BALTIMORE — The Phillies are a quarter of the way into their season and eight games over .500 for the first time since the last time they made the postseason. That would be 2011 when Jimmy, Chase, Ryan and Cole still roamed Citizens Bank Park.
It’s way too early to anoint this team a firm contender, but not to soon to say things are moving in the right direction.
“Look at the talent we have,” Nick Williams said after Wednesday’s 4-1 win over the Baltimore Orioles at Camden Yards (see first take). “We have young guys that want to make an impact, not just for themselves but for the team. We love winning. Some of the guys in here were part of the team last year and it can be tough. We have this youth movement and we’re all loving it.”

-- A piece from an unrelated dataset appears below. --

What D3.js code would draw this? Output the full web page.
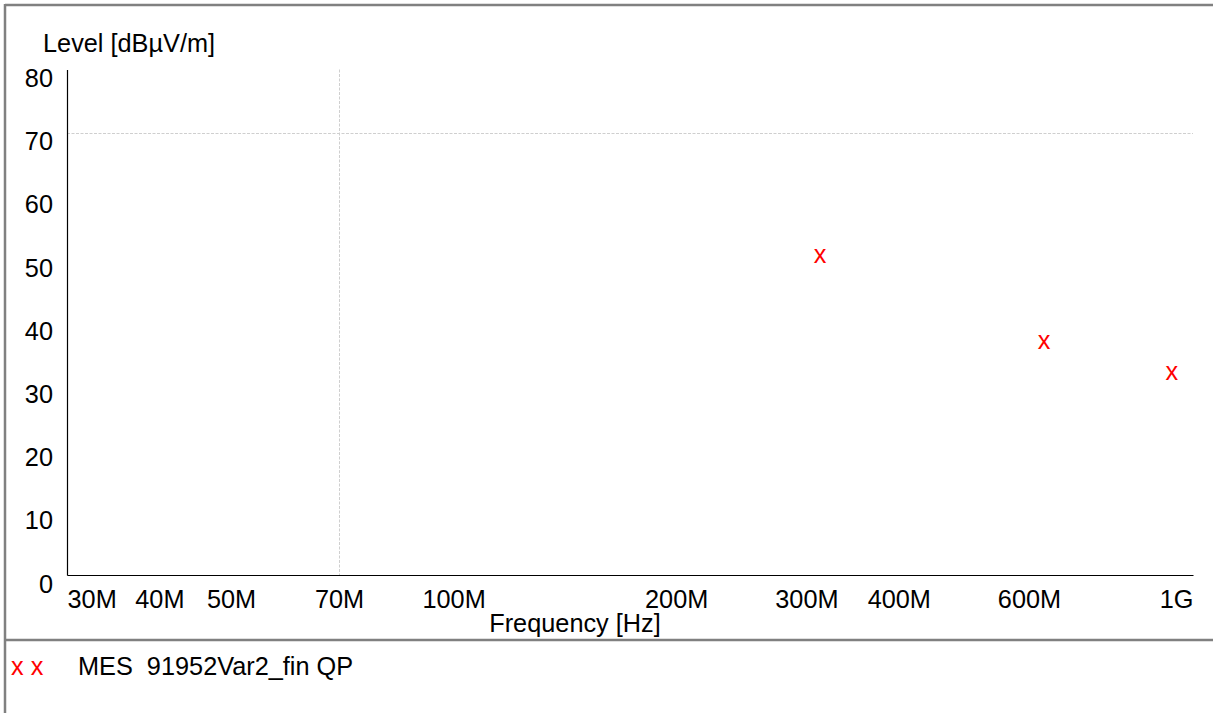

Williams, 24, had an important two-out hit as the Phillies rallied for three runs, two with two outs, in the sixth inning to make a winner out of 25-year-old starter Nick Pivetta.
“That was the best I’ve seen him look,” manager Gabe Kapler said of Pivetta, who survived a first-inning homer en route to 11 strikeouts over seven innings of two-hit, one-walk ball.
Pivetta racked up 23 swinging strikes, 10 on a riding, power fastball up in the zone.
“He attacked the top of the zone with his fastball and the bottom of the zone with his breaking balls,” Kapler said. “The fastball up today was everything we had envisioned and imagined it could be and would be. He just had an amazing amount of confidence on the mound, delivering that pitch up in the zone.”
“He has the ability to go out and do that every time,” catcher Andrew Knapp offered. “He's become very consistent with all four of his pitches. The spin rate on the fastball, you just can't catch up to it at the top of the zone, so when he can do that and throw off-speed off of it, it's a really lethal combination.”
Starting pitching has been a strength most of the season. Lately it has gone to a new level with Pivetta, Aaron Nola, Vince Velasquez, Zach Eflin and Jake Arrieta all shining. Of that group, only Arrieta is over 25.
Over the last nine games, the starters have given up just eight earned runs in 56 innings for a 1.29 ERA.
“We kind of feed off each other,” Pivetta said. “It’s fun. It’s fun baseball.”
Pivetta kept the Phillies in the game long enough until Cesar Hernandez could ignite a three-run rally with a leadoff homer against Andrew Cashner in the sixth. A two-out walk by Carlos Santana and a big hit by Williams after being down 0-2 set the table for two-out RBIs by Maikel Franco and Pedro Florimon (see highlights).
Luis Garcia got two huge outs to bail out Tommy Hunter in the eighth and Edubray Ramos and Hector Neris got the final three outs in the ninth (see story).
And so the Phillies head to St. Louis for four games. They are 24-16 and just an Atlanta loss on Wednesday night away from owning a share of first place in the NL East. The starting pitching has been stellar. The bullpen has more often than not been strong. The hitting has been timely. It sure was Wednesday. It’s going to take more of the above to say the Phils are really contenders, but a quarter of the way into the season — and after 96 losses last year — things are most definitely moving in the right direction.